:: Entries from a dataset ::
::::::::::

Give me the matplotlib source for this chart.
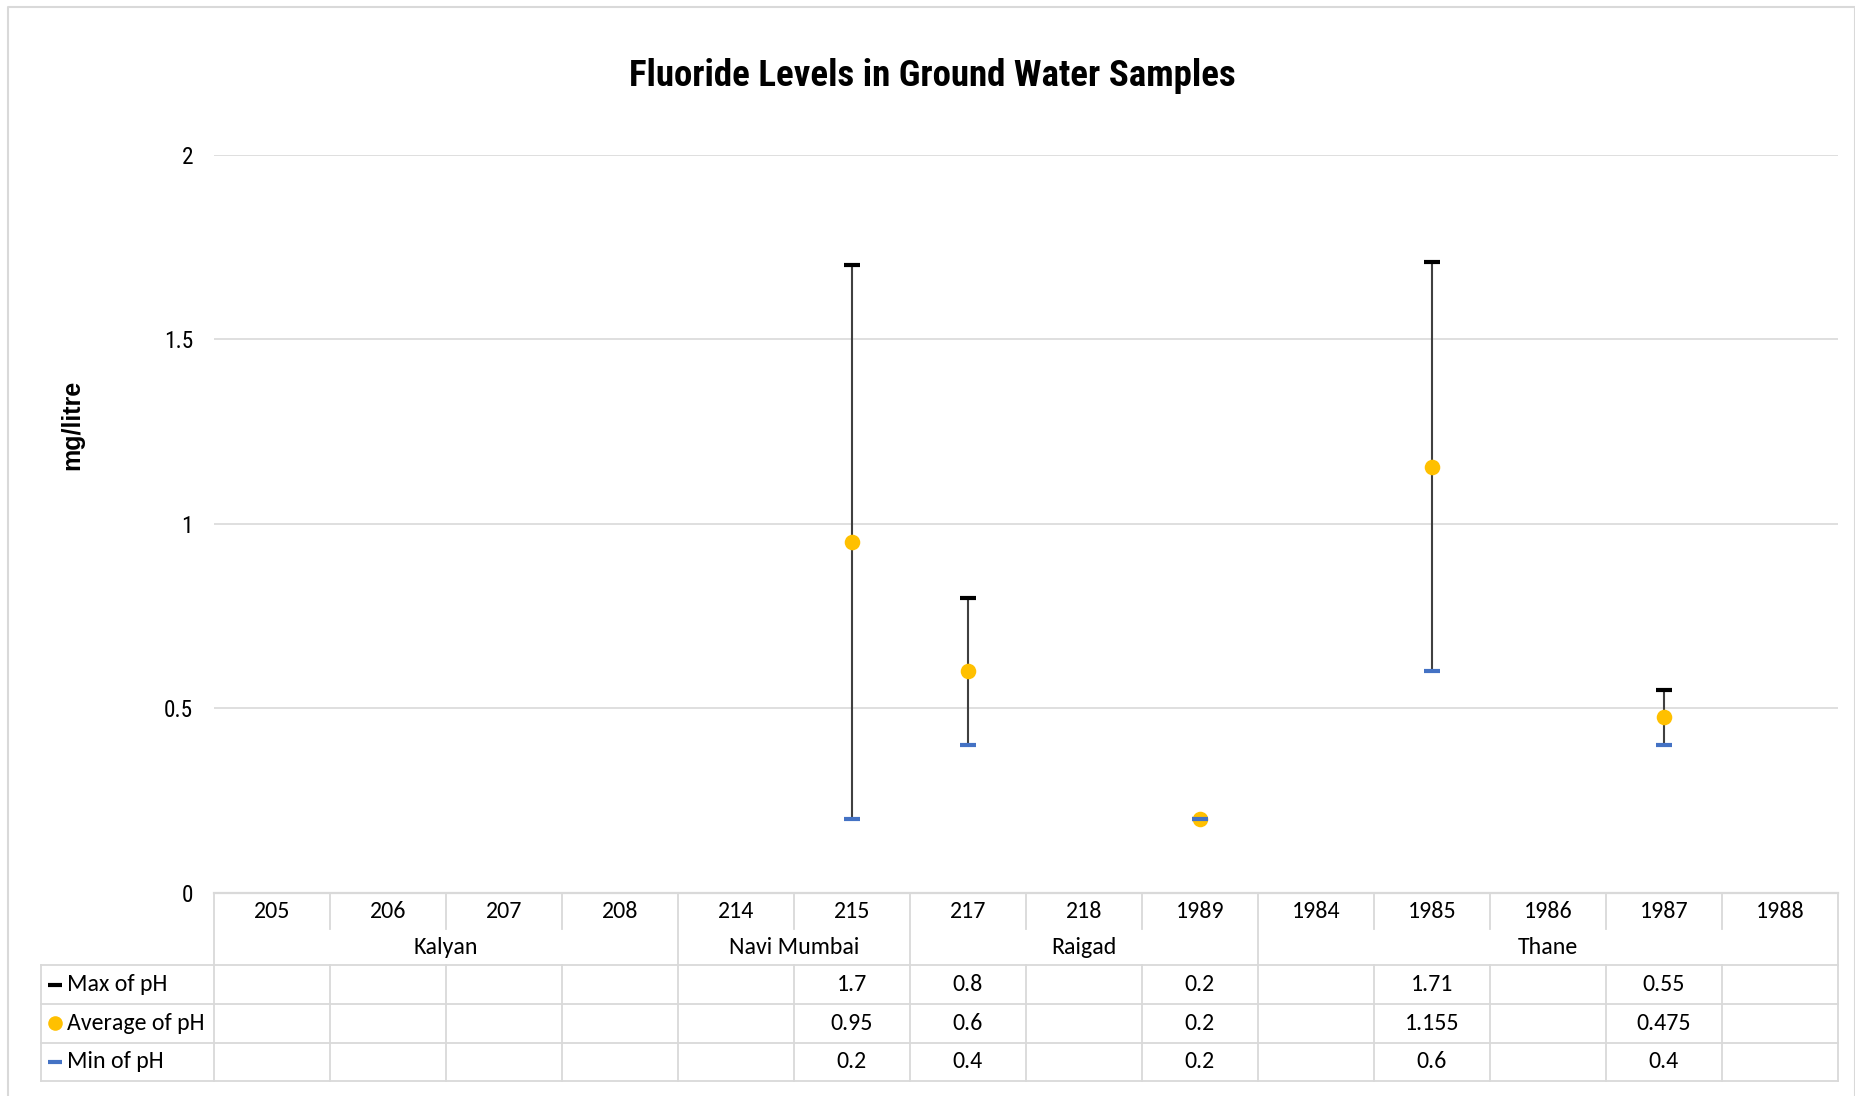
import matplotlib
matplotlib.use("Agg")
import matplotlib.pyplot as plt
from matplotlib.lines import Line2D
from matplotlib.transforms import blended_transform_factory
import numpy as np

# ---------------- data ----------------
categories = ["205", "206", "207", "208", "214", "215", "217", "218",
              "1989", "1984", "1985", "1986", "1987", "1988"]
groups = ["Kalyan", "Navi Mumbai", "Raigad", "Thane"]
group_sizes = [4, 2, 3, 5]
max_ph = [None, None, None, None, None, 1.7, 0.8, None, 0.2, None, 1.71, None, 0.55, None]
avg_ph = [None, None, None, None, None, 0.95, 0.6, None, 0.2, None, 1.155, None, 0.475, None]
min_ph = [None, None, None, None, None, 0.2, 0.4, None, 0.2, None, 0.6, None, 0.4, None]
series_names = ["Max of pH", "Average of pH", "Min of pH"]
title = "Fluoride Levels in Ground Water Samples"
ylabel = "mg/litre"
yticks = [0, 0.5, 1, 1.5, 2]

# ---------------- style ----------------
W, H = 1856, 1096
C_MAX = "#000000"
C_AVG = "#FFC000"
C_MIN = "#4472C4"
C_LINE = "#404040"
C_GRID = "#D9D9D9"
TABLE_FONT = ["Carlito", "DejaVu Sans"]
TICK_FONT = ["Roboto Condensed", "DejaVu Sans"]

fig = plt.figure(figsize=(W / 100, H / 100), dpi=100)
fig.patch.set_facecolor("white")

def fx(px):
    return px / W

def fy(py):
    return 1 - py / H

ax_left, ax_right, ax_top, ax_bot = 214, 1838, 154.7, 892.7
ax = fig.add_axes([fx(ax_left), fy(ax_bot), fx(ax_right - ax_left), (ax_bot - ax_top) / H])
n = len(categories)
x = np.arange(n)
ax.set_xlim(-0.5, n - 0.5)
ax.set_ylim(0, 2)
for s in ax.spines.values():
    s.set_visible(False)
ax.set_xticks([])
ax.set_yticks(yticks)
ax.set_yticklabels([f"{t:g}" for t in yticks], family=TICK_FONT, fontsize=16.8, color="#000000")
ax.tick_params(axis="y", length=0, pad=15)
for t in yticks[1:]:
    ax.axhline(t, color=C_GRID, lw=1.2, zorder=0)

def arr(v):
    return np.array([np.nan if a is None else a for a in v], dtype=float)

mx, av, mn = arr(max_ph), arr(avg_ph), arr(min_ph)
ok = ~np.isnan(mx)
ax.vlines(x[ok], mn[ok], mx[ok], color=C_LINE, lw=1.5, zorder=2)
ax.plot(x, mx, ls="none", marker="_", ms=11.5, mew=3.0, color=C_MAX, zorder=3)
ax.plot(x, av, ls="none", marker="o", ms=11.2, mew=0, color=C_AVG, zorder=4)
ax.plot(x, mn, ls="none", marker="_", ms=11.5, mew=3.0, color=C_MIN, zorder=5)

# ---------------- data table ----------------
tr = blended_transform_factory(ax.transData, fig.transFigure)
leg_left = 41
rows = [892.7, 929.0, 965.0, 1004.0, 1042.7, 1080.7]
lw_t = 1.3

def hline_data(py, x0, x1, lw=lw_t):
    fig.add_artist(Line2D([x0, x1], [fy(py), fy(py)], transform=tr, color=C_GRID, lw=lw, clip_on=False))

def hline_fig(py, px0, px1):
    fig.add_artist(Line2D([fx(px0), fx(px1)], [fy(py), fy(py)], transform=fig.transFigure,
                          color=C_GRID, lw=lw_t, clip_on=False))

def vline_data(xd, py0, py1):
    fig.add_artist(Line2D([xd, xd], [fy(py0), fy(py1)], transform=tr, color=C_GRID, lw=lw_t, clip_on=False))

hline_data(rows[0], -0.5, n - 0.5, lw=1.6)
for r in rows[2:]:
    hline_fig(r, leg_left, ax_left)
    hline_data(r, -0.5, n - 0.5)

bounds = np.cumsum([0] + group_sizes)
for k in range(n + 1):
    xd = k - 0.5
    if k in bounds:
        vline_data(xd, rows[0], rows[-1])
    else:
        vline_data(xd, rows[0], rows[1])
        vline_data(xd, rows[2], rows[-1])
fig.add_artist(Line2D([fx(leg_left)] * 2, [fy(rows[2]), fy(rows[-1])], transform=fig.transFigure,
                      color=C_GRID, lw=lw_t, clip_on=False))

tfs = 17.2
for i, c in enumerate(categories):
    fig.text(i, fy(911), c, transform=tr, ha="center", va="center", family=TABLE_FONT, fontsize=tfs)
for g, b0, sz in zip(groups, bounds[:-1], group_sizes):
    fig.text(b0 + (sz - 1) / 2, fy(948), g, transform=tr, ha="center", va="center",
             family=TABLE_FONT, fontsize=tfs)

row_centers = [(rows[2] + rows[3]) / 2, (rows[3] + rows[4]) / 2, (rows[4] + rows[5]) / 2]
series = [mx, av, mn]
styles = [dict(marker="_", ms=10, mew=3.0, color=C_MAX),
          dict(marker="o", ms=10.5, mew=0, color=C_AVG),
          dict(marker="_", ms=10, mew=3.0, color=C_MIN)]
for name, vals, st, yc in zip(series_names, series, styles, row_centers):
    fig.add_artist(Line2D([fx(55)], [fy(yc)], transform=fig.transFigure, ls="none", **st))
    fig.text(fx(67), fy(yc), name, ha="left", va="center", family=TABLE_FONT, fontsize=tfs)
    for i, v in enumerate(vals):
        if not np.isnan(v):
            fig.text(i, fy(yc), f"{v:g}", transform=tr, ha="center", va="center",
                     family=TABLE_FONT, fontsize=tfs)

# ---------------- titles ----------------
fig.text(fx(932), fy(86), title, ha="center", va="baseline", family=TICK_FONT,
         fontweight="bold", fontsize=26.6)
fig.text(fx(72), fy(425), ylabel, ha="center", va="center", rotation=90,
         family=["Liberation Sans", "DejaVu Sans"], fontweight="bold", fontsize=18)

# chart border
fig.add_artist(Line2D([fx(8), fx(8), fx(1855), fx(1855)], [fy(1100), fy(6.5), fy(6.5), fy(1100)],
                      transform=fig.transFigure, color=C_GRID, lw=1.5, clip_on=False))

fig.savefig("out.png", dpi=100, facecolor="white")
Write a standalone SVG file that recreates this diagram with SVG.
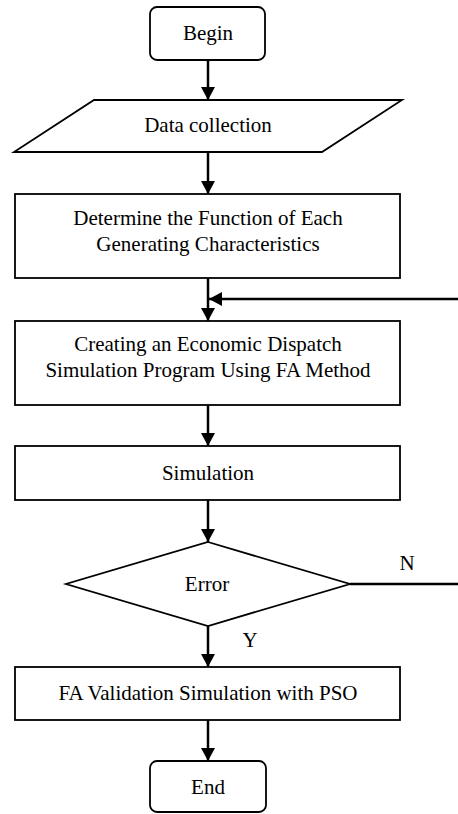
<svg xmlns="http://www.w3.org/2000/svg" width="458" height="814" viewBox="0 0 458 814">
<defs>
<style>
.shape{fill:#fff;stroke:#000;stroke-width:1.8}
.t{font-family:"Liberation Serif","Times New Roman",serif;font-size:21px;fill:#000;text-anchor:middle}
.c{fill:none;stroke:#000;stroke-width:2.5}
</style>
<marker id="ah" markerUnits="userSpaceOnUse" markerWidth="14" markerHeight="14" refX="13" refY="7" orient="auto">
<path d="M0,0 L13,7 L0,14 Z" fill="#000"/>
</marker>
</defs>
<rect width="458" height="814" fill="#fff"/>
<g id="connectors">
<line class="c" x1="208" y1="60" x2="208" y2="100" marker-end="url(#ah)"/>
<line class="c" x1="208" y1="152" x2="208" y2="194" marker-end="url(#ah)"/>
<line class="c" x1="208" y1="278" x2="208" y2="321" marker-end="url(#ah)"/>
<line class="c" x1="458" y1="299" x2="209" y2="299" marker-end="url(#ah)"/>
<line class="c" x1="208" y1="405" x2="208" y2="446" marker-end="url(#ah)"/>
<line class="c" x1="208" y1="500" x2="208" y2="542" marker-end="url(#ah)"/>
<line class="c" x1="350" y1="584" x2="458" y2="584"/>
<line class="c" x1="208" y1="626" x2="208" y2="667" marker-end="url(#ah)"/>
<line class="c" x1="208" y1="720" x2="208" y2="761" marker-end="url(#ah)"/>
<text class="t" x="407" y="570">N</text>
<text class="t" x="250" y="647">Y</text>
</g>
<g id="begin">
<rect class="shape" x="150" y="7" width="115" height="53" rx="7"/>
<text class="t" x="208" y="40">Begin</text>
</g>
<g id="data">
<polygon class="shape" points="94,100 402,100 322,152 14,152"/>
<text class="t" x="208" y="132">Data collection</text>
</g>
<g id="determine">
<rect class="shape" x="15" y="194" width="385" height="84"/>
<text class="t" x="208" y="225">Determine the Function of Each</text>
<text class="t" x="208" y="251">Generating Characteristics</text>
</g>
<g id="creating">
<rect class="shape" x="15" y="321" width="385" height="84"/>
<text class="t" x="208" y="351">Creating an Economic Dispatch</text>
<text class="t" x="208" y="377">Simulation Program Using FA Method</text>
</g>
<g id="simulation">
<rect class="shape" x="15" y="446" width="385" height="54"/>
<text class="t" x="208" y="480">Simulation</text>
</g>
<g id="error">
<polygon class="shape" points="208,542 350,584 208,626 66,584"/>
<text class="t" x="207" y="591">Error</text>
</g>
<g id="validation">
<rect class="shape" x="15" y="667" width="385" height="53"/>
<text class="t" x="208" y="700">FA Validation Simulation with PSO</text>
</g>
<g id="end">
<rect class="shape" x="150" y="761" width="116" height="51" rx="7"/>
<text class="t" x="208" y="794">End</text>
</g>
</svg>
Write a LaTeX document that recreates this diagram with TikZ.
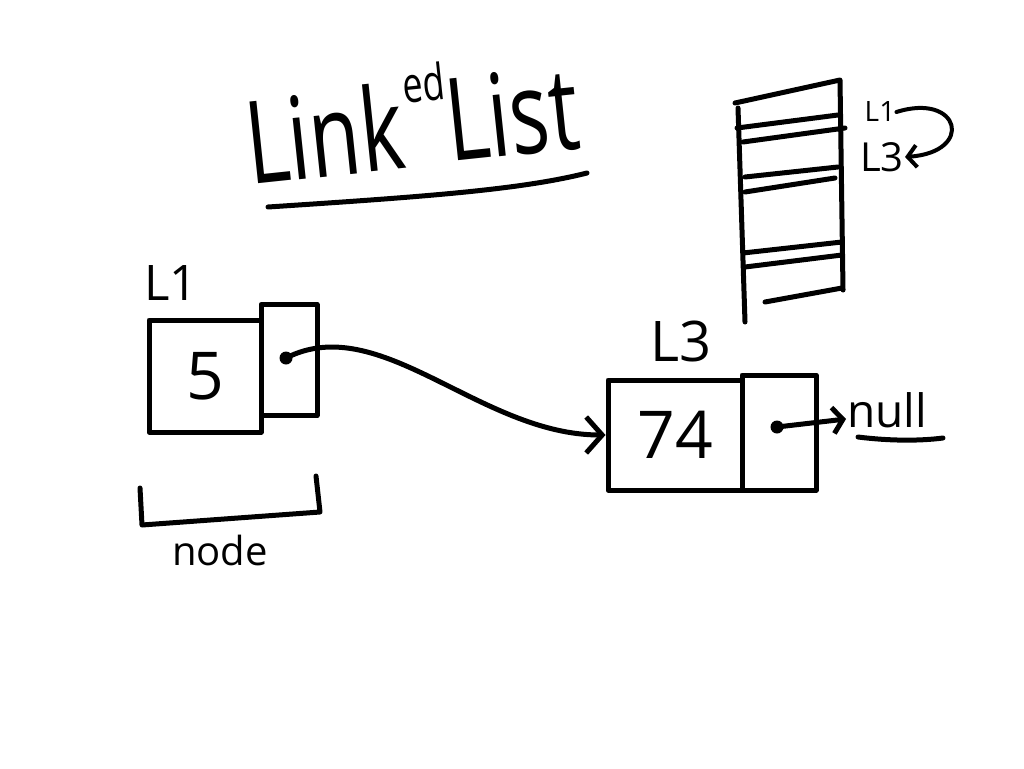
\documentclass[tikz,border=0pt]{standalone}
\usepackage{fontspec}
\setmainfont{Open Sans}
\newfontfamily\titlefont[FakeStretch=0.72]{Open Sans}
\usetikzlibrary{arrows.meta}
\begin{document}
\begin{tikzpicture}[x=1pt,y=-1pt,
  hand/.style={line width=5pt,line cap=round,line join=round},
  cell/.style={hand,draw,rectangle,inner sep=0pt},
  dot/.style={circle,fill,inner sep=0pt,minimum size=13pt},
  lab/.style={inner sep=1pt},
  ttl/.style={anchor=base west,rotate=6,inner sep=0pt},
  bigtip/.style={-{Straight Barb[length=16pt,width=36pt]}},
  smalltip/.style={-{Straight Barb[length=10pt,width=26pt]}},
  memtip/.style={-{Straight Barb[length=9pt,width=22pt]}}]
\useasboundingbox (0,0) rectangle (1024,768);
\fill[white] (0,0) rectangle (1024,768);

% title
\node[ttl] (tlink) at (250,185) {\titlefont\fontsize{115}{115}\selectfont Link};
\node[ttl] (ted) at (404,104) {\titlefont\fontsize{50}{50}\selectfont ed};
\node[ttl] (tlist) at (450,162) {\titlefont\fontsize{115}{115}\selectfont List};
\draw[hand] (268,207) .. controls (420,197) and (520,190) .. (587,173);

% memory stack
\draw[hand] (735,103) -- (840,80) -- (843,290);
\draw[hand] (738,108) -- (745,322);
\draw[hand] (737,128) -- (838,115);
\draw[hand] (743,142) -- (845,128);
\draw[hand] (745,177) -- (838,167);
\draw[hand] (745,192) -- (835,178);
\draw[hand] (743,253) -- (842,242);
\draw[hand] (745,267) -- (842,255);
\draw[hand] (765,302) -- (842,288);
\node[lab] (mL1) at (880,112) {\fontsize{28}{28}\selectfont L1};
\node[lab] (mL3) at (882,157) {\fontsize{40}{40}\selectfont L3};
\draw[hand,line width=4pt,memtip] (mL1.east) .. controls (960,92) and (975,152) .. (mL3.east);

% node L1
\node[lab] (l1lab) at (171,283) {\fontsize{49}{49}\selectfont L1};
\node[cell,minimum width=112pt,minimum height=112pt] (c1a) at (205,376)
  {\fontsize{66}{66}\selectfont 5};
\node[cell,minimum width=56pt,minimum height=111pt] (c1b) at (289,360) {};
\node[dot] (d1) at (286,358) {};

% bracket and label
\draw[hand] (140,488) -- (142,525) -- (320,512) -- (316,476);
\node[lab] (nodelab) at (220,550) {\fontsize{40}{40}\selectfont node};

% node L3
\node[lab] (l3lab) at (681,341) {\fontsize{56}{56}\selectfont L3};
\node[cell,minimum width=134pt,minimum height=110pt] (c2a) at (675,435)
  {\fontsize{66}{66}\selectfont 74};
\node[cell,minimum width=74pt,minimum height=115pt] (c2b) at (779,432.5) {};
\node[dot] (d2) at (777,427) {};

% null
\node[lab,anchor=base west] (nul) at (846,427) {\fontsize{46}{46}\selectfont null};
\draw[hand] (858,437) .. controls (890,441) and (920,441) .. (943,438);

% connectors
\draw[hand,bigtip] (d1.center) .. controls (380,310) and (480,435) .. (c2a.west);
\draw[hand,smalltip] (d2.center) -- ([yshift=8pt]nul.base west);
\end{tikzpicture}
\end{document}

::::::::::

:: Your goal ::
Leave out the pictures and repeat exactly the lines from the start of the material through the line that contains "import numpy as np", both included.

:: Finished task ::
Give me the matplotlib source for this chart.
import matplotlib
matplotlib.use("Agg")
import matplotlib.pyplot as plt
from matplotlib.lines import Line2D
from matplotlib.transforms import blended_transform_factory
import numpy as np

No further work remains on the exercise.